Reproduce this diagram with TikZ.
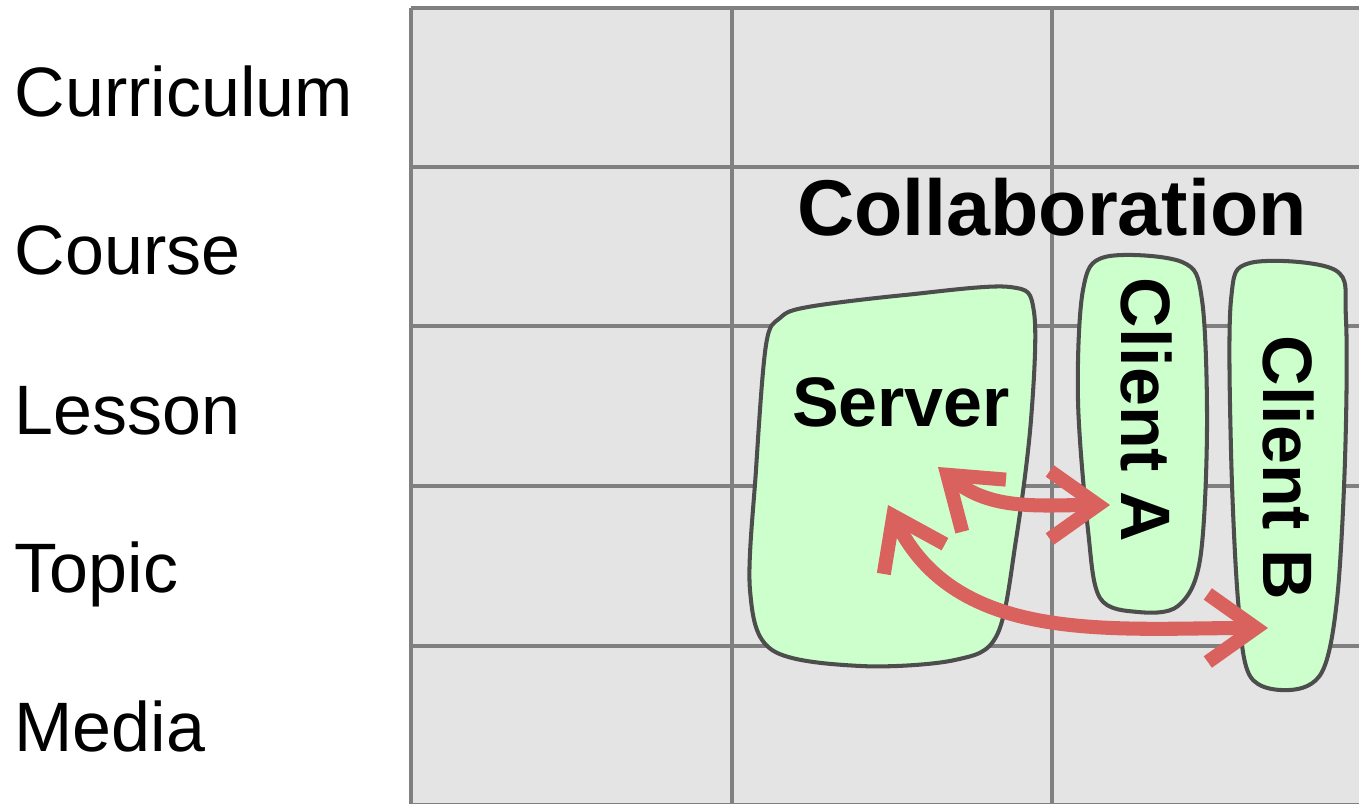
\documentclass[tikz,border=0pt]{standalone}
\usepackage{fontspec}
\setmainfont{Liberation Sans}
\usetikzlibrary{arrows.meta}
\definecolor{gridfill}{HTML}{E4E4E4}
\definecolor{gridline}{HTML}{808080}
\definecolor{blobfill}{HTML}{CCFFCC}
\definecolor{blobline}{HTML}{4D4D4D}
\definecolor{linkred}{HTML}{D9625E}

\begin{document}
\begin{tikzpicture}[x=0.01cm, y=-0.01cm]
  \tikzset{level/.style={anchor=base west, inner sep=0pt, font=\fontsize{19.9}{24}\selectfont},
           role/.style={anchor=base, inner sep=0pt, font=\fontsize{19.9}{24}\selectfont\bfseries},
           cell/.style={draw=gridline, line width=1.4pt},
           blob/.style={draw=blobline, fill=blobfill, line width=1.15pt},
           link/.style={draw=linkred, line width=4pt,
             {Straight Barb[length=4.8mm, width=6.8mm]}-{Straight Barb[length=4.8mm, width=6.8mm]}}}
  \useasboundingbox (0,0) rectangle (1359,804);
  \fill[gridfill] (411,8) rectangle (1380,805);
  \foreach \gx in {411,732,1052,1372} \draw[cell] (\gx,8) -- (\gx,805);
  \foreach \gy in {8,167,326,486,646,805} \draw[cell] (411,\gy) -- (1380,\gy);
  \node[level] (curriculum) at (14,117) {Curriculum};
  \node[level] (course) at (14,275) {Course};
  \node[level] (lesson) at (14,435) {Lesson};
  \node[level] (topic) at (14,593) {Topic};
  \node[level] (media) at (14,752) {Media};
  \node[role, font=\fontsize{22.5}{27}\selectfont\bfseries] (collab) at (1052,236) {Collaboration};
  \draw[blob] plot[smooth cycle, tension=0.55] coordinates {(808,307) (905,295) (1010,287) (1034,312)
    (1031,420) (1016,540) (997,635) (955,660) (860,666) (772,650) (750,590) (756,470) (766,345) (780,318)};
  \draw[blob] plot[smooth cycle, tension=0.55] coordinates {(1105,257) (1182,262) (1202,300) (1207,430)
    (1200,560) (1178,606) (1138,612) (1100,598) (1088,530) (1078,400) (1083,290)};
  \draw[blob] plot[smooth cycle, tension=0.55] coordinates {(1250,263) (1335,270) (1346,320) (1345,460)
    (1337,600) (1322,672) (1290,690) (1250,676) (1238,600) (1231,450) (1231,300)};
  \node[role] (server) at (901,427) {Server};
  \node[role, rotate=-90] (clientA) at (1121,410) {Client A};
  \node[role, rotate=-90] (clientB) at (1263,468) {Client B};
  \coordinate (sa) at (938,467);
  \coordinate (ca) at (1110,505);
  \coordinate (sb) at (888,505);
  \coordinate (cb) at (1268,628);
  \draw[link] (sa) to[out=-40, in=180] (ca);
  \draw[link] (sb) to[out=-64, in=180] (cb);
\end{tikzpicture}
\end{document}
--
-- What to produce --
Using the data above, write out every line exactly, leaving the images behind.

-- Result for this exercise --
Reproduce this diagram with TikZ.
\documentclass[tikz,border=0pt]{standalone}
\usepackage{fontspec}
\setmainfont{Liberation Sans}
\usetikzlibrary{arrows.meta}
\definecolor{gridfill}{HTML}{E4E4E4}
\definecolor{gridline}{HTML}{808080}
\definecolor{blobfill}{HTML}{CCFFCC}
\definecolor{blobline}{HTML}{4D4D4D}
\definecolor{linkred}{HTML}{D9625E}

\begin{document}
\begin{tikzpicture}[x=0.01cm, y=-0.01cm]
  \tikzset{level/.style={anchor=base west, inner sep=0pt, font=\fontsize{19.9}{24}\selectfont},
           role/.style={anchor=base, inner sep=0pt, font=\fontsize{19.9}{24}\selectfont\bfseries},
           cell/.style={draw=gridline, line width=1.4pt},
           blob/.style={draw=blobline, fill=blobfill, line width=1.15pt},
           link/.style={draw=linkred, line width=4pt,
             {Straight Barb[length=4.8mm, width=6.8mm]}-{Straight Barb[length=4.8mm, width=6.8mm]}}}
  \useasboundingbox (0,0) rectangle (1359,804);
  \fill[gridfill] (411,8) rectangle (1380,805);
  \foreach \gx in {411,732,1052,1372} \draw[cell] (\gx,8) -- (\gx,805);
  \foreach \gy in {8,167,326,486,646,805} \draw[cell] (411,\gy) -- (1380,\gy);
  \node[level] (curriculum) at (14,117) {Curriculum};
  \node[level] (course) at (14,275) {Course};
  \node[level] (lesson) at (14,435) {Lesson};
  \node[level] (topic) at (14,593) {Topic};
  \node[level] (media) at (14,752) {Media};
  \node[role, font=\fontsize{22.5}{27}\selectfont\bfseries] (collab) at (1052,236) {Collaboration};
  \draw[blob] plot[smooth cycle, tension=0.55] coordinates {(808,307) (905,295) (1010,287) (1034,312)
    (1031,420) (1016,540) (997,635) (955,660) (860,666) (772,650) (750,590) (756,470) (766,345) (780,318)};
  \draw[blob] plot[smooth cycle, tension=0.55] coordinates {(1105,257) (1182,262) (1202,300) (1207,430)
    (1200,560) (1178,606) (1138,612) (1100,598) (1088,530) (1078,400) (1083,290)};
  \draw[blob] plot[smooth cycle, tension=0.55] coordinates {(1250,263) (1335,270) (1346,320) (1345,460)
    (1337,600) (1322,672) (1290,690) (1250,676) (1238,600) (1231,450) (1231,300)};
  \node[role] (server) at (901,427) {Server};
  \node[role, rotate=-90] (clientA) at (1121,410) {Client A};
  \node[role, rotate=-90] (clientB) at (1263,468) {Client B};
  \coordinate (sa) at (938,467);
  \coordinate (ca) at (1110,505);
  \coordinate (sb) at (888,505);
  \coordinate (cb) at (1268,628);
  \draw[link] (sa) to[out=-40, in=180] (ca);
  \draw[link] (sb) to[out=-64, in=180] (cb);
\end{tikzpicture}
\end{document}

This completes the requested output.